Vote delayed on controversial high-end housing in East Liberty
Scores of Pittsburghers urged the city Planning Commission on Tuesday to reject, or at least delay, a Downtown real estate firm’s plans to build high-end housing on the site of a shuttered low-income apartment complex in East Liberty, attacking the project as gentrification.
“Redevelopment in the (1960s) took years, and there were a lot of mistakes made,” said Sallyann Kluz of East Liberty. “Please give us the time so we don’t make them again.”
Not everyone at the commission’s meeting was critical of the project on the site of the former Penn Plaza Apartments on Penn Avenue. The project is displacing more than 200 residents.
“We’ve seen our community become gentrified,” said the Rev. Darryl T. Canady, senior pastor of the Rodman Street Missionary Baptist Church in East Liberty. “We think this project will help us recoup some of the affordable housing we’ve lost.”
Commission members postponed a vote until January on preliminary development plans presented by Pennley Park South, a subsidiary of Downtown-based LG Realty Advisors Inc., which owns Penn Plaza. The company was founded by Lawrence N. Gumberg, a member of the family that runs commercial real estate firm J.J. Gumberg Co.
LG Realty intends to replace the two-building complex with a market rate residential and retail development, including a Whole Foods grocery store. It has demolished one of the two buildings with plans to demolish the second in 2017.
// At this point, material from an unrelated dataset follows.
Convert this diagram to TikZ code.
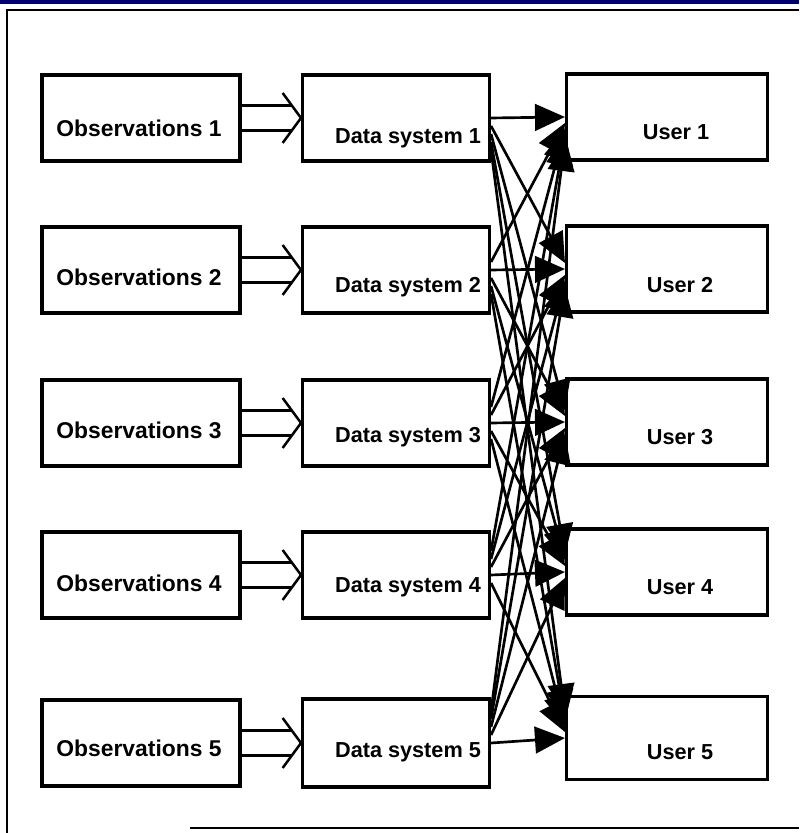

“I know it’s not profitable for this kind of housing now, but someone somewhere has to put people above profits,” said Alethea Sims, who heads the Coalition of Organized Residents of East Liberty.
The development has been controversial since last year when Pennley Park sent notices to residents of Penn Plaza that they had 90 days to find other housing. Residents also complained that the development was encroaching on a popular 2.2 acre park next to Penn Plaza.
Mayor Bill Peduto’s office stepped in and negotiated a deal, in which residents received relocation assistance from Pennley Park and help finding alternative housing. The company also promised to preserve the park. The city agreed to earmark increased tax revenue from the increased value of the property for a fund used to create affordable housing.
Downtown attorney Jonathan Kamin estimated the tax plan would generate $10 million to $12 million over 10 years.
“Since this was signed in 2015 everyone has lived up to their commitments,” Kamin said of the deal.
Residents complained they are running out of choices in Pittsburgh for affordable housing and that Pennley Park has not hosted community forums as required by the city to inform them of project plans.
Kamin said the company has fulfilled all of its obligations.